In any case, despite the fact that I avoid using diapers and consider myself committed to being “diaper free,” I deeply love my cloth diapers. It might even be because I avoid using them–after all, if diapers are nothing more than a medium for catching poo, then it’s hard to love them too much. But if they’re really a fashion statement that functions as occasional back-up for keeping clothes dry, then, well, you can love them even more.

And so, partly because I’m always looking for a better diapering system, and partly because diapering needs change as your baby grows, I find it impossible to commit to one type of diaper. My husband would really like for me to do this. He would like to get rid of everything but one type of diaper–preferably an all-in-one with velcro, so he doesn’t have to think so much about how to put it on–and just use that. And part of me would actually be okay with that. In fact, yesterday I was seriously considering it. I think I could handle getting rid of everything but my EC trainers and my Fuzzi Bunz one-size pockets. Well, and a couple of additional nighttime options, maybe. But anyway. I was actually considering this.

And then yesterday evening I fell in love with flats.

I have never liked flat diapers much. As with prefolds, which I never liked much either when Anastasia was a baby, I suspect this is because I never had any good ones. When Anastasia was a baby, I was too overwhelmed by the possibilities to actually order prefolds or flats online, so I bought what I could get at Target–the ugly un-absorbent Gerber prefolds and flats–and I only used them because I couldn’t justify the expense of buying an entire stash of Fuzzi Bunz pockets. So when all my trainers or pockets were dirty, I used flats.

Now my husband is actually begging me to buy an entire stash of Fuzzi Bunz pockets, which would be amazing to have, but am I buying them? No. Instead, what do I want? These:

In case that cute picture leaves you in doubt, let me clarify. Flat diapers are exactly what you think: they’re a flat piece of cotton, about 27″ by 27″. They’re the diapers our great-grandparents used. Usually they’re either white or an unbleached off-white, but Swaddlebees (one of my favorite diaper companies) offers them in prints. How cute is that?

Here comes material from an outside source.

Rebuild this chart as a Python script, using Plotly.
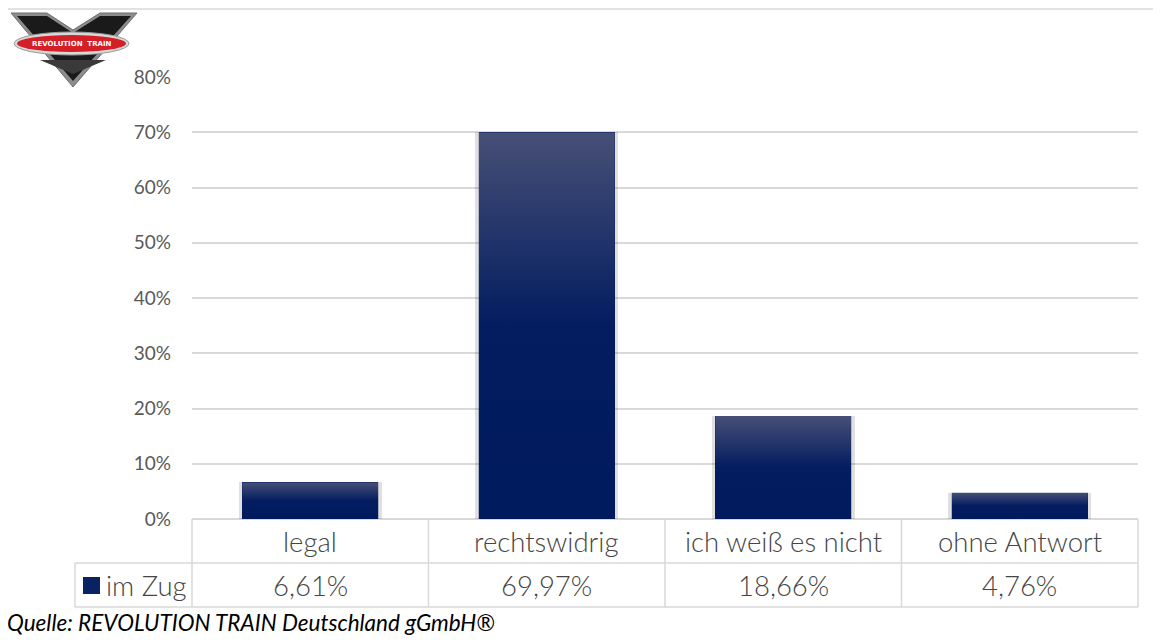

Of course, if you want a waterproof system, you have to use a cover over them, so nobody would see the prints unless you were changing the diaper. But with EC, a cover is always optional. Besides, I could pair them with homemade wool longies like these:

–making a truly adorable outfit.

But back to my current sudden love of flats. I don’t have any nice flat diapers right now–just the cheap Gerber ones. But I was using them anyway, mostly because they’re so trim and kind of fun to fold. The Gerber flats will hold one pee, barely, and a second pee will cause a leak. Which is fine when you’re changing after every pee anyway, but it can be a pain when you’re out of the house and your baby is sleeping and you don’t want to disturb him even though you know he woke up just enough to pee. But yesteday, just for the heck of it, I thought I’d try a receiving blanket as a flat.

I’ve been trying to figure out good uses for receiving blankets. I hardly have any, mostly because I thought they were kind of useless and begged people not to give me any. They’re too small for swaddling, and although they’re decent for using as burp clothes or wiping up spills, prefolds work much better for both, so I never really used receiving blankets at all. But yesterday it occurred to me that they’re just the right size for a flat diaper, and probably more absorbent than my cheap Gerber ones.

So I put a receiving blanket on Teddy as a diaper, and that is when I fell in love with flats. Because I saw how wonderful they could be. It was trim and fit well, but it was really absorbent. I changed after one pee, but it definitely could have held more. I can even imagine these babies lasting overnight, especially with an extra insert as a doubler.

In fact, I’m not sure that receiving blankets aren’t better than actual (high-quality) flat diapers would be. Which means I need to do a comparison test. And hey, when I can a full days’ worth of diapers for under $30 (and I need something anyway since Teddy is about to outgrow his prefolds and isn’t big enough yet for most of my pockets and trainers), how can I resist?

And the bonus is that if I get enough high-quality flats, I can convert all my old Gerber ones to paper towel replacements. And maybe then my mother will stop bugging me to buy paper towels.

But I may need to get a few more one-size pockets for Daddy’s use as well, at least enough to last till Teddy is big enough for the medium ones I already have. Something tells me that Daddy isn’t going to be too keen on learning the flat diaper origami fold.